The fundraising paid off: Each facet of the new, 50,000-square-foot ICC has been carefully considered. It’s a green building, earning LEED Gold Certified status. Bright red walls and an open atrium greet clients as they walk in. The design is modern and spacious, but not cold — plants and comfy sofas decorate the waiting rooms.
While the decor is comforting, it’s the services that really impress. The dental clinic, for example, is new.
“We know that dental health is linked to improved health outcomes for all of us,” Eisen says. “Our clients have not often had access to good dental care. But we also see it as a part of human dignity. If you have bad teeth, it’s hard to get a job. It’s hard to go to your kid’s parent-teacher conference and not feel embarrassment or shame.
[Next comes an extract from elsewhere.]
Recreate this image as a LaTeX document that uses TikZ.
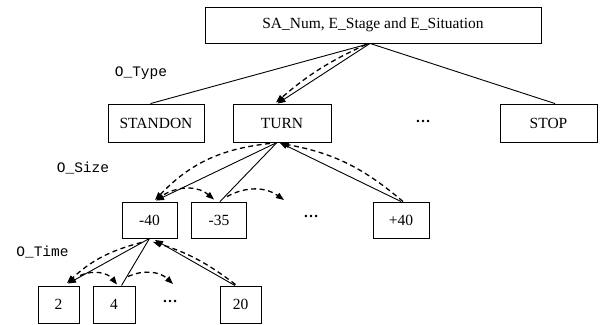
\documentclass[tikz,border=0pt]{standalone}
\usepackage{fontspec}
\setmainfont{Liberation Serif}
\newfontfamily\lblfont{Liberation Mono}
\usetikzlibrary{arrows.meta}
\begin{document}
\begin{tikzpicture}[x=1pt,y=-1pt,
  box/.style={draw,line width=0.9pt,inner sep=0pt,font=\fontsize{15.5}{18}\selectfont},
  lbl/.style={font=\lblfont\fontsize{14.5}{18}\selectfont},
  dotsnode/.style={font=\bfseries\fontsize{15}{18}\selectfont},
  solidln/.style={line width=0.9pt},
  solidarr/.style={line width=0.9pt,-{Triangle[length=8pt,width=6pt]}},
  dasharr/.style={line width=1.3pt,dash pattern=on 5pt off 3.5pt,-{Triangle[length=8pt,width=6pt]}}]
\useasboundingbox (0,0) rectangle (613,324);
% level 1
\node[box,minimum width=336pt,minimum height=36pt] (top) at (373,25) {SA\_Num, E\_Stage and E\_Situation};
% level 2
\node[box,minimum width=96pt,minimum height=38pt] (standon) at (156,123) {STANDON};
\node[box,minimum width=98pt,minimum height=38pt] (turn) at (282,123) {TURN};
\node[dotsnode] (dotsA) at (423,121) {…};
\node[box,minimum width=97pt,minimum height=38pt] (stop) at (548.5,123) {STOP};
% level 3
\node[box,minimum width=55pt,minimum height=36pt] (m40) at (149.5,220) {-40};
\node[box,minimum width=55pt,minimum height=36pt] (m35) at (219,220) {-35};
\node[dotsnode] (dotsB) at (311,216) {…};
\node[box,minimum width=56pt,minimum height=36pt] (p40) at (401,220) {+40};
% level 4
\node[box,minimum width=41pt,minimum height=37pt] (t2) at (58.5,304.5) {2};
\node[box,minimum width=42pt,minimum height=37pt] (t4) at (114,304.5) {4};
\node[dotsnode] (dotsC) at (170,301) {…};
\node[box,minimum width=41pt,minimum height=37pt] (t20) at (240.5,304.5) {20};
% labels
\node[lbl] (ltype) at (141,73) {O\_Type};
\node[lbl] (lsize) at (83,168) {O\_Size};
\node[lbl] (ltime) at (42.5,252) {O\_Time};
% free ends
\coordinate (freeA) at (284,200);
\coordinate (freeB) at (173,284);
% level 1 -> 2
\draw[solidln] ([xshift=-3pt]top.south) -- ([xshift=-5.5pt]standon.north);
\draw[solidln] ([xshift=-3pt]top.south) -- ([xshift=6.5pt]stop.north);
\draw[solidarr] ([xshift=-3pt]top.south) -- ([xshift=-4.5pt]turn.north);
\draw[dasharr] ([xshift=-7pt,yshift=-1pt]top.south) to[bend right=8] ([xshift=-6pt,yshift=1pt]turn.north);
% level 2 -> 3
\draw[solidarr] ([xshift=-5pt]turn.south) -- ([xshift=6.5pt,yshift=1pt]m40.north);
\draw[solidln] ([xshift=-5pt]turn.south) -- ([xshift=1pt]m35.north);
\draw[solidarr] (p40.north) -- ([xshift=-2.5pt]turn.south);
\draw[dasharr] ([xshift=-12pt,yshift=-1pt]turn.south) to[bend right=20] ([xshift=5.5pt,yshift=1.5pt]m40.north);
\draw[dasharr] ([xshift=2pt]p40.north) to[bend right=15] ([xshift=-1pt,yshift=-1pt]turn.south);
\draw[dasharr] ([xshift=14.5pt,yshift=7pt]m40.north) to[bend left=35] ([xshift=-5pt,yshift=2pt]m35.north);
\draw[dasharr] ([xshift=8pt,yshift=5pt]m35.north) to[bend left=32] (freeA);
% level 3 -> 4
\draw[solidarr] (m40.south) -- ([xshift=9.5pt,yshift=2pt]t2.north);
\draw[solidln] (m40.south) -- ([xshift=7.5pt]t4.north);
\draw[solidarr] ([xshift=-5.5pt]t20.north) -- ([xshift=5.5pt,yshift=-1.5pt]m40.south);
\draw[dasharr] ([xshift=-8pt,yshift=-4pt]m40.south) to[bend right=14] ([xshift=8.5pt,yshift=2.5pt]t2.north);
\draw[dasharr] ([xshift=-5pt,yshift=1pt]t20.north) to[bend right=10] ([xshift=3.5pt,yshift=-3.5pt]m40.south);
\draw[dasharr] ([xshift=21.5pt,yshift=10pt]t2.north) to[bend left=38] ([xshift=3pt,yshift=1pt]t4.north);
\draw[dasharr] ([xshift=14pt,yshift=9pt]t4.north) to[bend left=34] (freeB);
\end{tikzpicture}
\end{document}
When you invest in dental care, you’re helping lift people’s lives in so many ways.”
As part of its integrated-care package, each new client is assigned a team of healthcare professionals, who work together to ensure that all treatment plans — be they addiction services, mental-health counseling, or social work — are done in conjunction with one another.
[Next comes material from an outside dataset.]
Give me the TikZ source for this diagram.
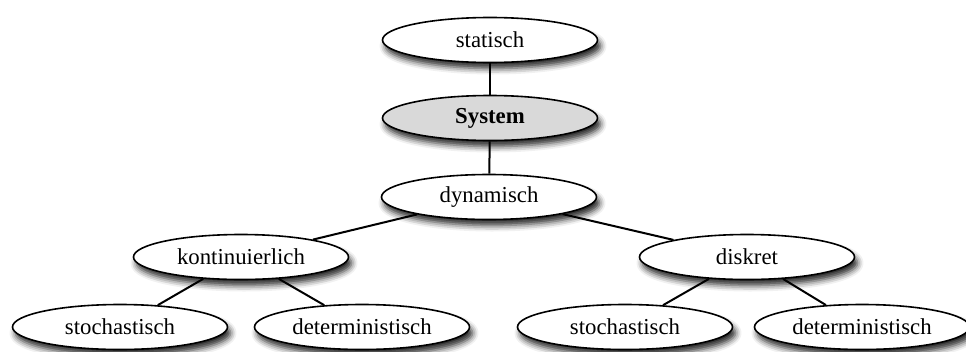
\documentclass[tikz,border=0pt]{standalone}
\usepackage{fontspec}
\setmainfont{Liberation Serif}
\usetikzlibrary{shapes.geometric,shadows.blur}
\begin{document}
\begin{tikzpicture}[x=1pt,y=-1pt,
  oval/.style={ellipse, draw=black, line width=1.6pt, fill=white,
    minimum width=215pt, minimum height=45pt, inner sep=0pt,
    font=\fontsize{22.8}{27}\selectfont,
    blur shadow={shadow xshift=3pt, shadow yshift=-6pt,
      shadow blur radius=6pt, shadow opacity=85}},
  core/.style={oval, fill=black!15, font=\fontsize{22.8}{27}\selectfont\bfseries},
  link/.style={draw=black, line width=2pt}]
\useasboundingbox (0,0) rectangle (966,351);
% hierarchy of system types
\node[oval] (stat) at (490,40) {statisch};
\node[core] (sys) at (490,118) {System};
\node[oval] (dyn) at (489,197) {dynamisch};
\node[oval] (kont) at (241,257) {kontinuierlich};
\node[oval] (disk) at (747,257) {diskret};
\node[oval] (ks) at (120,327) {stochastisch};
\node[oval] (kd) at (362,327) {deterministisch};
\node[oval] (ds) at (625,327) {stochastisch};
\node[oval] (dd) at (862,327) {deterministisch};
% connectors
\draw[link] (stat) -- (sys);
\draw[link] (sys) -- (dyn);
\draw[link] (dyn) -- (kont);
\draw[link] (dyn) -- (disk);
\draw[link] (kont) -- (ks);
\draw[link] (kont) -- (kd);
\draw[link] (disk) -- (ds);
\draw[link] (disk) -- (dd);
\end{tikzpicture}
\end{document}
“Typically, our patients have complex needs,” Eisen explains. “Overall, about 80 percent of our patients are not safely or stably housed. Their situations can be complicated.”
Stephanie was one of those patients. In April 2016, she was pregnant, living in a tent in a homeless encampment on Shotwell Street. Homeless Prenatal pulled Stephanie and her boyfriend, John Visor, who has since died, off the streets and set them up at the Mission Street Navigation Center. When she gave birth to her son on June 1, he was taken by Child Protective Services, who gave her 20 days to enter a residential recovery center. If she succeeded, she’d continue to have parenting rights. If not, he’d be surrendered for adoption.
“I couldn’t let that happen,” she said. “I’d already lost one of my children — my third son — to adoption. It was pretty much time to put on my big-girl pants. I walked into HealthRIGHT, and I wanted to leave. I thought about it, but I knew I couldn’t.”
Stephanie worked with a number of teams to get back on her feet. After hopping around different rehabilitation and temporary housing situations, she finally qualified for Section 8 housing this month. Child Protective Services wrapped up her case, and she regained custody of her son. She got a job with the Clean City Coalition and has reunited with her extended family out of state. She has a sober sponsor and now plans on taking college classes online to become an addiction counselor. And Stephanie has just filled out an application for a job at Women’s HOPE — another HealthRIGHT 360 program, which helps low-income women and mothers manage their mental health and find help for addiction.
“I have so many people who are for me, and still help me to this day,” she says. “They’ve never given up on me. I’m so lucky, and I’m glad I finally woke up and started realizing it.”
“She’s an absolute miracle,” said her former sponsor Nancy, who was influential in getting Stephanie off the street. “I didn’t have a lot of hope for you in the beginning.”
“The hardest part was just stopping [drug use],” Stephanie says. “Putting it down and making that commitment for a better life. But everyone deserves that life. If I can do it, anyone can do it.”
Stephanie is the poster child for HealthRIGHT 360, but she is just one of many with complicated situations who will walk through the doors of the ICC each day.
“I often talk about us being a beacon of hope, a reminder that San Francisco is still committed,” Eisen says. “It still has people that are vulnerable, and those people are welcome here — right here — where we are. Inside and out, the ICC embodies dignity, character, hope, and the transformative power of good care.”